You wave your hands around when you talk and create different meanings with your fingers. You jitter your feet when you're excited, and you create entire sentences with your eyes. Even though you could use words to say almost anything, this kind of physical gesturing is ingrained into your physiology. So it's no surprise that your body also gives people a glimpse into your inner thoughts.

Most people assume that you need to hear it out loud, that the other person has to actually say it before you know anything for sure. But if someone is thinking of you, their body language will be a dead giveaway.

Confusing Smiles

How do you know if someone's thinking of you while you're talking to them? Sometimes the look on their face tells you everything you need to know. If you've been running around someone's mind, they'll smile throughout the entire conversation, even if it's a weird thing to be smiling about.

You might be talking about something meaningless or frustrating, but for some reason, that person just keeps smiling. Now, most of the time, this confusing smile means only one thing: talking to you makes them happy. It creates such a positive internal reaction that they can't hold it in. Their face can't do anything but smile.

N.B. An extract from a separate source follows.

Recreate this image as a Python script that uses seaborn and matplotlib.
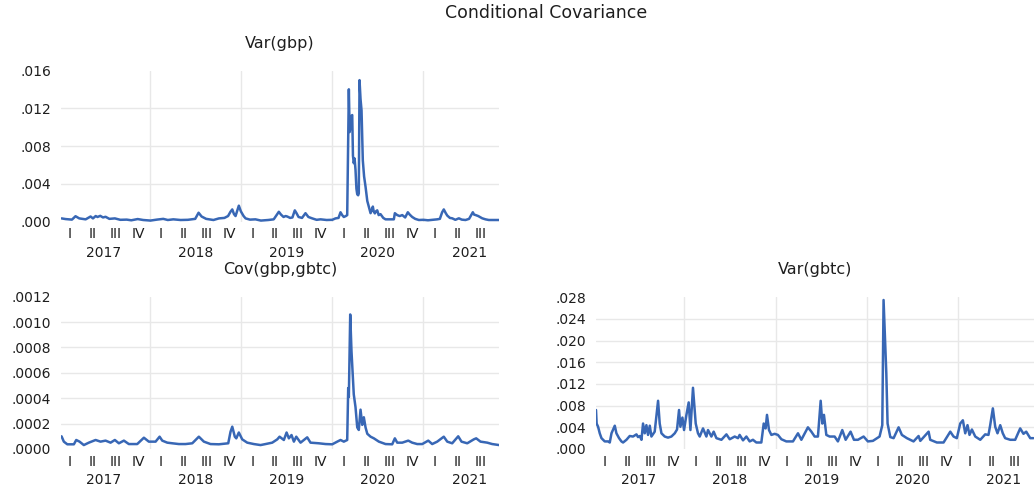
import matplotlib
matplotlib.use("Agg")
import matplotlib.pyplot as plt
import pandas as pd
import seaborn as sns

# ---------------- data ----------------
gbp_t = [2017.036, 2017.08, 2017.15, 2017.189, 2017.23, 2017.30, 2017.354, 2017.38, 2017.41, 2017.43,
         2017.46, 2017.49, 2017.518, 2017.56, 2017.62, 2017.68, 2017.75, 2017.80, 2017.87, 2017.93,
         2018.01, 2018.08, 2018.15, 2018.20, 2018.26, 2018.34, 2018.42, 2018.50, 2018.537, 2018.57,
         2018.62, 2018.70, 2018.76, 2018.82, 2018.86, 2018.887, 2018.906, 2018.925, 2018.942, 2018.978,
         2019.00, 2019.03, 2019.052, 2019.10, 2019.16, 2019.22, 2019.30, 2019.36, 2019.416, 2019.44,
         2019.468, 2019.49, 2019.508, 2019.54, 2019.565, 2019.591, 2019.61, 2019.632, 2019.67, 2019.708,
         2019.74, 2019.782, 2019.83, 2019.873, 2019.94, 2020.001, 2020.037, 2020.07, 2020.092, 2020.11,
         2020.128, 2020.15, 2020.165, 2020.183, 2020.192, 2020.201, 2020.210, 2020.220, 2020.228, 2020.237,
         2020.246, 2020.256, 2020.266, 2020.275, 2020.285, 2020.292, 2020.300, 2020.311, 2020.322, 2020.336,
         2020.350, 2020.366, 2020.385, 2020.402, 2020.421, 2020.435, 2020.446, 2020.455, 2020.468, 2020.480,
         2020.494, 2020.510, 2020.530, 2020.560, 2020.585, 2020.64, 2020.676, 2020.687, 2020.713, 2020.74,
         2020.768, 2020.80, 2020.829, 2020.85, 2020.877, 2020.91, 2020.950, 2021.00, 2021.05, 2021.10,
         2021.151, 2021.18, 2021.205, 2021.223, 2021.245, 2021.261, 2021.29, 2021.315, 2021.35, 2021.388,
         2021.42, 2021.461, 2021.50, 2021.541, 2021.555, 2021.570, 2021.60, 2021.644, 2021.68, 2021.716,
         2021.77, 2021.829]
gbp_v = [0.00035, 0.00028, 0.00022, 0.00058, 0.00035, 0.00025, 0.00055, 0.00035, 0.00060, 0.00050,
         0.00062, 0.00045, 0.00052, 0.00030, 0.00035, 0.00020, 0.00022, 0.00015, 0.00028, 0.00018,
         0.00012, 0.00022, 0.00030, 0.00018, 0.00025, 0.00018, 0.00020, 0.00030, 0.00095, 0.00055,
         0.00030, 0.00018, 0.00035, 0.00040, 0.00060, 0.00106, 0.00130, 0.00080, 0.00060, 0.00170,
         0.00110, 0.00060, 0.00035, 0.00022, 0.00025, 0.00012, 0.00018, 0.00025, 0.00105, 0.00075,
         0.00050, 0.00060, 0.00055, 0.00040, 0.00045, 0.00120, 0.00090, 0.00050, 0.00040, 0.00090,
         0.00050, 0.00035, 0.00020, 0.00025, 0.00018, 0.00020, 0.00035, 0.00040, 0.00100, 0.00070,
         0.00050, 0.00060, 0.00070, 0.01403, 0.00950, 0.01010, 0.01120, 0.01130, 0.00700, 0.00620,
         0.00670, 0.00550, 0.00350, 0.00290, 0.00280, 0.00300, 0.01500, 0.01300, 0.01180, 0.00650,
         0.00480, 0.00370, 0.00220, 0.00160, 0.00090, 0.00130, 0.00160, 0.00110, 0.00088, 0.00110,
         0.00120, 0.00070, 0.00080, 0.00040, 0.00025, 0.00025, 0.00025, 0.00090, 0.00070, 0.00060,
         0.00070, 0.00045, 0.00100, 0.00075, 0.00050, 0.00030, 0.00018, 0.00020, 0.00015, 0.00020,
         0.00025, 0.00030, 0.00100, 0.00130, 0.00090, 0.00065, 0.00040, 0.00036, 0.00020, 0.00036,
         0.00022, 0.00018, 0.00030, 0.00100, 0.00075, 0.00071, 0.00060, 0.00036, 0.00025, 0.00018,
         0.00018, 0.00018]

cov_t = [2017.036, 2017.061, 2017.099, 2017.171, 2017.197, 2017.233, 2017.280, 2017.335, 2017.409, 2017.463,
         2017.518, 2017.573, 2017.620, 2017.664, 2017.719, 2017.773, 2017.865, 2017.938, 2017.992, 2018.066,
         2018.110, 2018.139, 2018.194, 2018.249, 2018.321, 2018.394, 2018.468, 2018.540, 2018.595, 2018.668,
         2018.759, 2018.862, 2018.887, 2018.906, 2018.934, 2018.950, 2018.978, 2019.015, 2019.070, 2019.142,
         2019.216, 2019.271, 2019.344, 2019.399, 2019.424, 2019.471, 2019.501, 2019.526, 2019.555, 2019.581,
         2019.607, 2019.654, 2019.727, 2019.763, 2019.854, 2019.928, 2020.001, 2020.056, 2020.092, 2020.128,
         2020.165, 2020.176, 2020.183, 2020.198, 2020.212, 2020.237, 2020.256, 2020.275, 2020.292, 2020.311,
         2020.330, 2020.347, 2020.366, 2020.385, 2020.421, 2020.457, 2020.512, 2020.585, 2020.658, 2020.687,
         2020.713, 2020.768, 2020.834, 2020.877, 2020.932, 2020.987, 2021.053, 2021.096, 2021.151, 2021.223,
         2021.261, 2021.315, 2021.381, 2021.417, 2021.480, 2021.552, 2021.578, 2021.625, 2021.699, 2021.753,
         2021.829]
cov_v = [0.000100, 0.000058, 0.000037, 0.000037, 0.000071, 0.000058, 0.000031, 0.000050, 0.000071, 0.000058,
         0.000066, 0.000050, 0.000071, 0.000045, 0.000066, 0.000039, 0.000039, 0.000089, 0.000058, 0.000058,
         0.000097, 0.000066, 0.000050, 0.000045, 0.000039, 0.000039, 0.000045, 0.000097, 0.000058, 0.000039,
         0.000037, 0.000045, 0.000136, 0.000176, 0.000097, 0.000084, 0.000130, 0.000076, 0.000050, 0.000039,
         0.000031, 0.000039, 0.000050, 0.000076, 0.000097, 0.000071, 0.000130, 0.000084, 0.000110, 0.000058,
         0.000097, 0.000050, 0.000092, 0.000050, 0.000045, 0.000039, 0.000037, 0.000058, 0.000071, 0.000058,
         0.000071, 0.000480, 0.000410, 0.001060, 0.000770, 0.000430, 0.000330, 0.000170, 0.000150, 0.000310,
         0.000190, 0.000250, 0.000170, 0.000120, 0.000097, 0.000084, 0.000058, 0.000039, 0.000037, 0.000084,
         0.000050, 0.000050, 0.000066, 0.000050, 0.000039, 0.000039, 0.000066, 0.000039, 0.000058, 0.000097,
         0.000058, 0.000045, 0.000100, 0.000058, 0.000045, 0.000076, 0.000084, 0.000058, 0.000050, 0.000039,
         0.000031]

gbtc_t = [2017.030, 2017.037, 2017.053, 2017.071, 2017.090, 2017.126, 2017.162, 2017.181, 2017.200, 2017.236,
          2017.254, 2017.283, 2017.309, 2017.327, 2017.364, 2017.400, 2017.436, 2017.474, 2017.491, 2017.510,
          2017.529, 2017.546, 2017.565, 2017.583, 2017.601, 2017.620, 2017.638, 2017.674, 2017.711, 2017.729,
          2017.748, 2017.784, 2017.820, 2017.857, 2017.894, 2017.919, 2017.941, 2017.956, 2017.978, 2017.996,
          2018.022, 2018.047, 2018.066, 2018.094, 2018.124, 2018.149, 2018.168, 2018.204, 2018.241, 2018.259,
          2018.296, 2018.321, 2018.351, 2018.406, 2018.461, 2018.497, 2018.552, 2018.588, 2018.606, 2018.643,
          2018.680, 2018.716, 2018.752, 2018.789, 2018.844, 2018.870, 2018.891, 2018.906, 2018.928, 2018.954,
          2018.990, 2019.026, 2019.064, 2019.118, 2019.191, 2019.246, 2019.283, 2019.355, 2019.393, 2019.429,
          2019.465, 2019.495, 2019.513, 2019.531, 2019.557, 2019.593, 2019.648, 2019.684, 2019.732, 2019.769,
          2019.823, 2019.860, 2019.904, 2019.966, 2020.013, 2020.068, 2020.141, 2020.171, 2020.185, 2020.215,
          2020.229, 2020.259, 2020.295, 2020.350, 2020.386, 2020.441, 2020.514, 2020.569, 2020.588, 2020.679,
          2020.697, 2020.770, 2020.843, 2020.917, 2020.953, 2020.989, 2021.026, 2021.055, 2021.081, 2021.106,
          2021.128, 2021.154, 2021.191, 2021.246, 2021.300, 2021.336, 2021.355, 2021.384, 2021.410, 2021.435,
          2021.465, 2021.493, 2021.519, 2021.575, 2021.629, 2021.684, 2021.720, 2021.750, 2021.794, 2021.829]
gbtc_v = [0.0072, 0.0047, 0.0041, 0.0029, 0.0020, 0.0014, 0.0014, 0.0012, 0.0029, 0.0043,
          0.0029, 0.0020, 0.0014, 0.0012, 0.0017, 0.0024, 0.0023, 0.0027, 0.0022, 0.0024,
          0.0017, 0.0047, 0.0029, 0.0044, 0.0026, 0.0043, 0.0023, 0.0032, 0.0089, 0.0047,
          0.0029, 0.0023, 0.0021, 0.0023, 0.0029, 0.0036, 0.0072, 0.0041, 0.0058, 0.0035,
          0.0063, 0.0086, 0.0035, 0.0113, 0.0047, 0.0029, 0.0023, 0.0038, 0.0023, 0.0035,
          0.0023, 0.0032, 0.0020, 0.0017, 0.0027, 0.0018, 0.0023, 0.0020, 0.0026, 0.0016,
          0.0023, 0.0014, 0.0017, 0.0012, 0.0012, 0.0047, 0.0038, 0.0063, 0.0035, 0.0026,
          0.0028, 0.0026, 0.0018, 0.0014, 0.0014, 0.0029, 0.0017, 0.0040, 0.0032, 0.0023,
          0.0023, 0.0089, 0.0047, 0.0063, 0.0026, 0.0023, 0.0023, 0.0014, 0.0035, 0.0017,
          0.0032, 0.0017, 0.0017, 0.0023, 0.0014, 0.0015, 0.0023, 0.0044, 0.0275, 0.0140,
          0.0047, 0.0022, 0.0020, 0.0040, 0.0026, 0.0020, 0.0014, 0.0024, 0.0015, 0.0032,
          0.0017, 0.0012, 0.0012, 0.0032, 0.0023, 0.0020, 0.0047, 0.0053, 0.0029, 0.0044,
          0.0026, 0.0036, 0.0023, 0.0017, 0.0027, 0.0026, 0.0044, 0.0075, 0.0041, 0.0029,
          0.0044, 0.0029, 0.0020, 0.0017, 0.0017, 0.0038, 0.0028, 0.0032, 0.0020, 0.0020]

gbp_yticks = [0.000, 0.004, 0.008, 0.012, 0.016]
cov_yticks = [0.0000, 0.0002, 0.0004, 0.0006, 0.0008, 0.0010, 0.0012]
gbtc_yticks = [0.000, 0.004, 0.008, 0.012, 0.016, 0.020, 0.024, 0.028]
years = [2017, 2018, 2019, 2020, 2021]
quarters = ["I", "II", "III", "IV"]
titles = ["Var(gbp)", "Cov(gbp,gbtc)", "Var(gbtc)"]
suptitle = "Conditional Covariance"
x_start, x_end = 2017.03, 2021.83

# ---------------- style ----------------
sns.set_style("white")
plt.rcParams["font.family"] = ["DejaVu Sans"]
LINE = "#3867b5"
GRID = "#e8e8e8"
TXT = "#1e1e1e"
W, H = 1034, 488

fig = plt.figure(figsize=(W / 100, H / 100), dpi=100)
fig.patch.set_facecolor("white")


def px_rect(left, right, top, bottom):
    return [left / W, 1 - bottom / H, (right - left) / W, (bottom - top) / H]


def panel(rect_px, t, v, yticks, decimals, title):
    left, right, top, bottom = rect_px
    ax = fig.add_axes(px_rect(left, right, top, bottom))
    df = pd.DataFrame({"t": t, "v": v})
    sns.lineplot(data=df, x="t", y="v", ax=ax, color=LINE, linewidth=1.8, zorder=3)
    ax.set_xlim(x_start, x_end)
    ax.set_ylim(yticks[0], yticks[-1])
    ax.set_yticks(yticks)
    ax.set_yticklabels([("{:.%df}" % decimals).format(y).lstrip("0") for y in yticks])
    ax.set_xticks([])
    ax.set_xlabel("")
    ax.set_ylabel("")
    ax.tick_params(axis="y", length=0, labelsize=10, pad=7, colors=TXT)
    for s in ax.spines.values():
        s.set_visible(False)
    for yv in yticks[1:-1]:
        ax.axhline(yv, color=GRID, linewidth=1.0, zorder=1)
    for yr in years:
        if x_start < yr < x_end:
            ax.axvline(yr, color=GRID, linewidth=1.0, zorder=1)
    for yr in years:
        for qi, q in enumerate(quarters):
            xq = yr + (qi + 0.5) / 4
            if x_start < xq < x_end:
                ax.annotate(q, xy=(xq, 0), xycoords=("data", "axes fraction"),
                            xytext=(0, -9.2), textcoords="offset points",
                            ha="center", va="center", fontsize=10, color=TXT)
        ax.annotate(str(yr), xy=(yr + 0.5, 0), xycoords=("data", "axes fraction"),
                    xytext=(0, -22.3), textcoords="offset points",
                    ha="center", va="center", fontsize=10, color=TXT)
    hpx = bottom - top
    ax.text(0.5, 1 + 27.5 / hpx, title, transform=ax.transAxes,
            ha="center", va="center", fontsize=11.5, color=TXT)
    return ax


panel((61, 499.2, 70.7, 221.7), gbp_t, gbp_v, gbp_yticks, 3, titles[0])
panel((61, 499.2, 296.7, 449), cov_t, cov_v, cov_yticks, 4, titles[1])
panel((596, 1033.5, 297.3, 449), gbtc_t, gbtc_v, gbtc_yticks, 3, titles[2])

fig.text(546 / W, 1 - 12.5 / H, suptitle, ha="center", va="center", fontsize=12.5, color=TXT)

fig.savefig("out.png", dpi=100, facecolor="white")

In other words, they're not just thinking of you; they're genuinely happy to be around you.

Summary

Sign Description
Burning Cheeks Your cheeks light up red when someone is thinking about you.
Stomach Knots Your stomach reacts to emotional tension, letting you know when someone is thinking of you.
Subconscious Slips Freudian slips reveal unconscious thoughts, potentially indicating someone is thinking of you.
Specialized Machinery Your brain recognizes eye contact, alerting you when someone is looking at you.
Mutual Friendships Someone may befriend your friends to get closer to you.
The Arrow Your body language naturally points toward people you're thinking about.
Confusing Smiles Smiling during conversation may indicate someone is happy to be around you.